Material shown:
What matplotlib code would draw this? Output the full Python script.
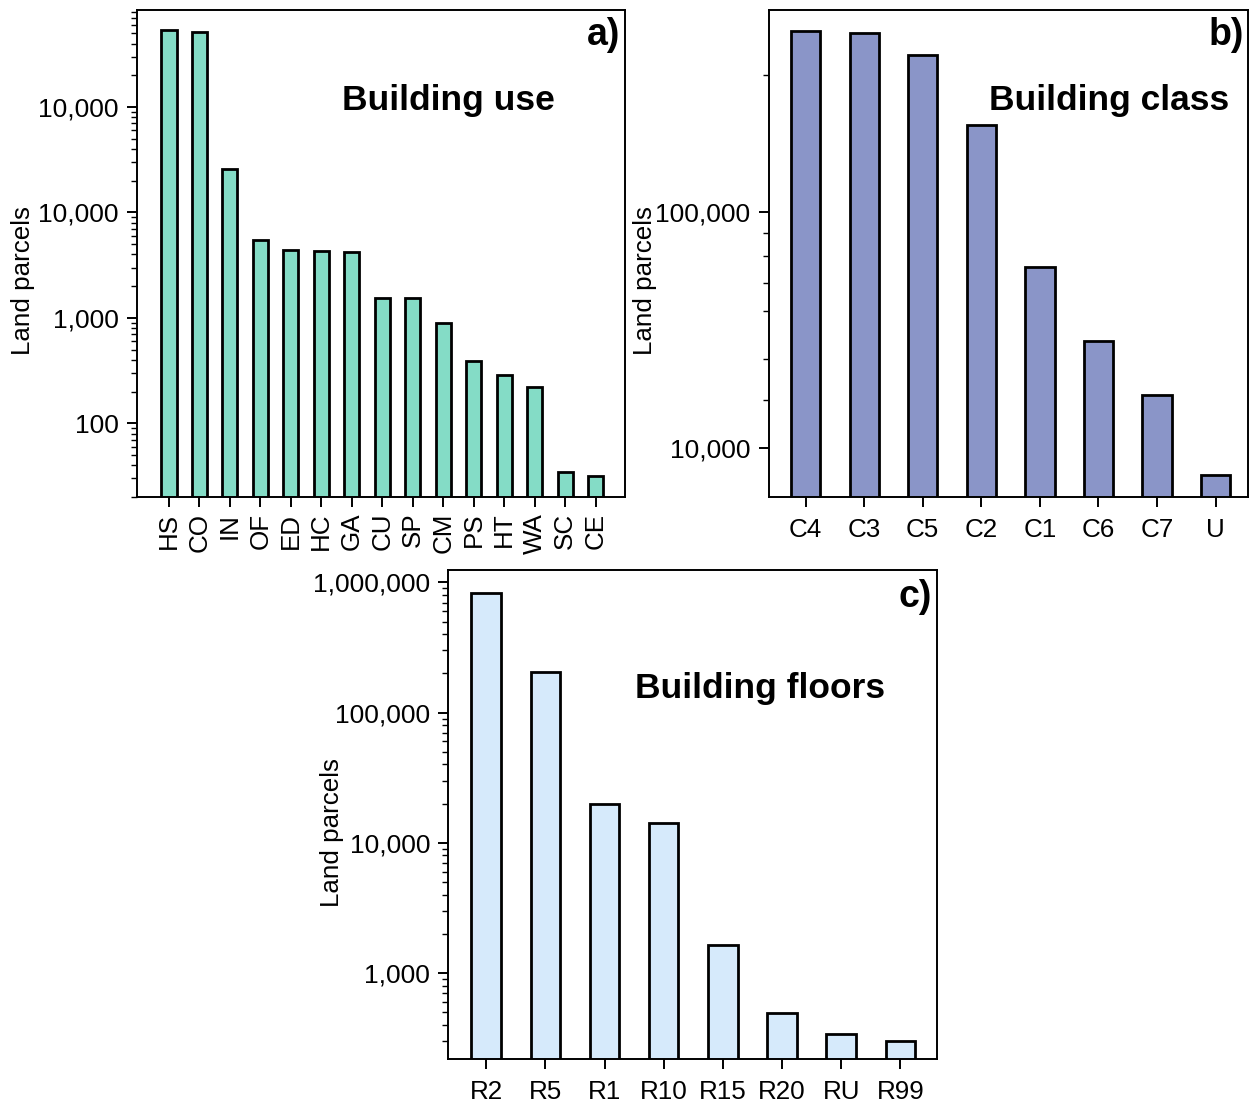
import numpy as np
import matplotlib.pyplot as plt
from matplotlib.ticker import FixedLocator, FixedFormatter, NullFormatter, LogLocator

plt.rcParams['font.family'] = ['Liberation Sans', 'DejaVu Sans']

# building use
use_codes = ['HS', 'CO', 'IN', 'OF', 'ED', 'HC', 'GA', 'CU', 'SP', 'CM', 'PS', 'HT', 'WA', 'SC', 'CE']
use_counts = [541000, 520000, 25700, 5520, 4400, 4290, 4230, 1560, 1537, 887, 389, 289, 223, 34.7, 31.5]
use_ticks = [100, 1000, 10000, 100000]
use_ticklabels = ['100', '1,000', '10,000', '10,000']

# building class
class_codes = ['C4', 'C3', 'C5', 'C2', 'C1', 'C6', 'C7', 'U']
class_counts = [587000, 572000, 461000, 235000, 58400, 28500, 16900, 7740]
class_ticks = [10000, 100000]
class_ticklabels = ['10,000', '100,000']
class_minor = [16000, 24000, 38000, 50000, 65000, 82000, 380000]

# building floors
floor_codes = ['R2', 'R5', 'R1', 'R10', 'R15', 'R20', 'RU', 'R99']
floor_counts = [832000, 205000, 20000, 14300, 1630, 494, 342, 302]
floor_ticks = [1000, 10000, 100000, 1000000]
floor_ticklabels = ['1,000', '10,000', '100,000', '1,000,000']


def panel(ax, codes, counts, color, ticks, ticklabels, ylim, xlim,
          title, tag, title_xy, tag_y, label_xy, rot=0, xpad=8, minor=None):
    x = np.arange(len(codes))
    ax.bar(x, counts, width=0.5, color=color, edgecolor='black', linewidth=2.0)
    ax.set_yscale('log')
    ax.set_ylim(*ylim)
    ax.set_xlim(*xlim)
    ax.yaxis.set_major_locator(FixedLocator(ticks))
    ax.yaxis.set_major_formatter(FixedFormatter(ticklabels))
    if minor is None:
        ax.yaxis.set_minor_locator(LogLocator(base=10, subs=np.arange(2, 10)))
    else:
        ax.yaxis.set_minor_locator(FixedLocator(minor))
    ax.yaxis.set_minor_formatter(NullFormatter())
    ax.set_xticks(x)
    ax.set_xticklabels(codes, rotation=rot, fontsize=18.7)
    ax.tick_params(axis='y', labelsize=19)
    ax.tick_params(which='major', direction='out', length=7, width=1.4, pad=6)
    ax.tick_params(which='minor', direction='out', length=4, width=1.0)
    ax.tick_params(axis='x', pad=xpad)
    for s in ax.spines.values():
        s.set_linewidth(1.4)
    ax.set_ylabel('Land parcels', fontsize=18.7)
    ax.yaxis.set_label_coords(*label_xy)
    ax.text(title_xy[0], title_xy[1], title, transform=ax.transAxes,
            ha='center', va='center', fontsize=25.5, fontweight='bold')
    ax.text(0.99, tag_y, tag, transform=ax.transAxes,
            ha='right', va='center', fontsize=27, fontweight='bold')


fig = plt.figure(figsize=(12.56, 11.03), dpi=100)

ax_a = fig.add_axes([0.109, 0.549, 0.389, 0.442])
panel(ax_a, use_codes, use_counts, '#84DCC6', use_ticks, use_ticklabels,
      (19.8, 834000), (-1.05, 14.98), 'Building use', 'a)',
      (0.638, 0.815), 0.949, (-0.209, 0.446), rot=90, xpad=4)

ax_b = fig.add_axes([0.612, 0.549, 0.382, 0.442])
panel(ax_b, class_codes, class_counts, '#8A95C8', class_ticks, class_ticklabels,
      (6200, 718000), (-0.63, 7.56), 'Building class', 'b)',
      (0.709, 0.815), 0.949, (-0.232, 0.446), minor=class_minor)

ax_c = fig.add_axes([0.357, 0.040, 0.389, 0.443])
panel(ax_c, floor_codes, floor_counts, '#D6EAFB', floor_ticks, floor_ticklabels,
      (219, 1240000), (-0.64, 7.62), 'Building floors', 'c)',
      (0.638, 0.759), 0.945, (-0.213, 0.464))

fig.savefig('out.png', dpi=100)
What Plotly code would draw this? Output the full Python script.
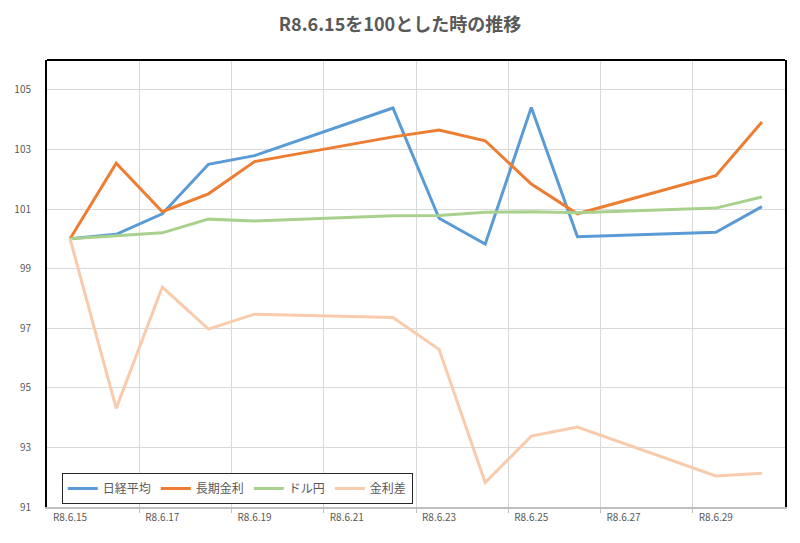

Short problem: Pictures stay out; reproduce every line of the records exactly.

The response:
What matplotlib code would draw this? Output the full Python script.
import numpy as np
import matplotlib.pyplot as plt
from matplotlib.ticker import FixedLocator, FixedFormatter, NullFormatter, LogLocator

plt.rcParams['font.family'] = ['Liberation Sans', 'DejaVu Sans']

# building use
use_codes = ['HS', 'CO', 'IN', 'OF', 'ED', 'HC', 'GA', 'CU', 'SP', 'CM', 'PS', 'HT', 'WA', 'SC', 'CE']
use_counts = [541000, 520000, 25700, 5520, 4400, 4290, 4230, 1560, 1537, 887, 389, 289, 223, 34.7, 31.5]
use_ticks = [100, 1000, 10000, 100000]
use_ticklabels = ['100', '1,000', '10,000', '10,000']

# building class
class_codes = ['C4', 'C3', 'C5', 'C2', 'C1', 'C6', 'C7', 'U']
class_counts = [587000, 572000, 461000, 235000, 58400, 28500, 16900, 7740]
class_ticks = [10000, 100000]
class_ticklabels = ['10,000', '100,000']
class_minor = [16000, 24000, 38000, 50000, 65000, 82000, 380000]

# building floors
floor_codes = ['R2', 'R5', 'R1', 'R10', 'R15', 'R20', 'RU', 'R99']
floor_counts = [832000, 205000, 20000, 14300, 1630, 494, 342, 302]
floor_ticks = [1000, 10000, 100000, 1000000]
floor_ticklabels = ['1,000', '10,000', '100,000', '1,000,000']


def panel(ax, codes, counts, color, ticks, ticklabels, ylim, xlim,
          title, tag, title_xy, tag_y, label_xy, rot=0, xpad=8, minor=None):
    x = np.arange(len(codes))
    ax.bar(x, counts, width=0.5, color=color, edgecolor='black', linewidth=2.0)
    ax.set_yscale('log')
    ax.set_ylim(*ylim)
    ax.set_xlim(*xlim)
    ax.yaxis.set_major_locator(FixedLocator(ticks))
    ax.yaxis.set_major_formatter(FixedFormatter(ticklabels))
    if minor is None:
        ax.yaxis.set_minor_locator(LogLocator(base=10, subs=np.arange(2, 10)))
    else:
        ax.yaxis.set_minor_locator(FixedLocator(minor))
    ax.yaxis.set_minor_formatter(NullFormatter())
    ax.set_xticks(x)
    ax.set_xticklabels(codes, rotation=rot, fontsize=18.7)
    ax.tick_params(axis='y', labelsize=19)
    ax.tick_params(which='major', direction='out', length=7, width=1.4, pad=6)
    ax.tick_params(which='minor', direction='out', length=4, width=1.0)
    ax.tick_params(axis='x', pad=xpad)
    for s in ax.spines.values():
        s.set_linewidth(1.4)
    ax.set_ylabel('Land parcels', fontsize=18.7)
    ax.yaxis.set_label_coords(*label_xy)
    ax.text(title_xy[0], title_xy[1], title, transform=ax.transAxes,
            ha='center', va='center', fontsize=25.5, fontweight='bold')
    ax.text(0.99, tag_y, tag, transform=ax.transAxes,
            ha='right', va='center', fontsize=27, fontweight='bold')


fig = plt.figure(figsize=(12.56, 11.03), dpi=100)

ax_a = fig.add_axes([0.109, 0.549, 0.389, 0.442])
panel(ax_a, use_codes, use_counts, '#84DCC6', use_ticks, use_ticklabels,
      (19.8, 834000), (-1.05, 14.98), 'Building use', 'a)',
      (0.638, 0.815), 0.949, (-0.209, 0.446), rot=90, xpad=4)

ax_b = fig.add_axes([0.612, 0.549, 0.382, 0.442])
panel(ax_b, class_codes, class_counts, '#8A95C8', class_ticks, class_ticklabels,
      (6200, 718000), (-0.63, 7.56), 'Building class', 'b)',
      (0.709, 0.815), 0.949, (-0.232, 0.446), minor=class_minor)

ax_c = fig.add_axes([0.357, 0.040, 0.389, 0.443])
panel(ax_c, floor_codes, floor_counts, '#D6EAFB', floor_ticks, floor_ticklabels,
      (219, 1240000), (-0.64, 7.62), 'Building floors', 'c)',
      (0.638, 0.759), 0.945, (-0.213, 0.464))

fig.savefig('out.png', dpi=100)
What Plotly code would draw this? Output the full Python script.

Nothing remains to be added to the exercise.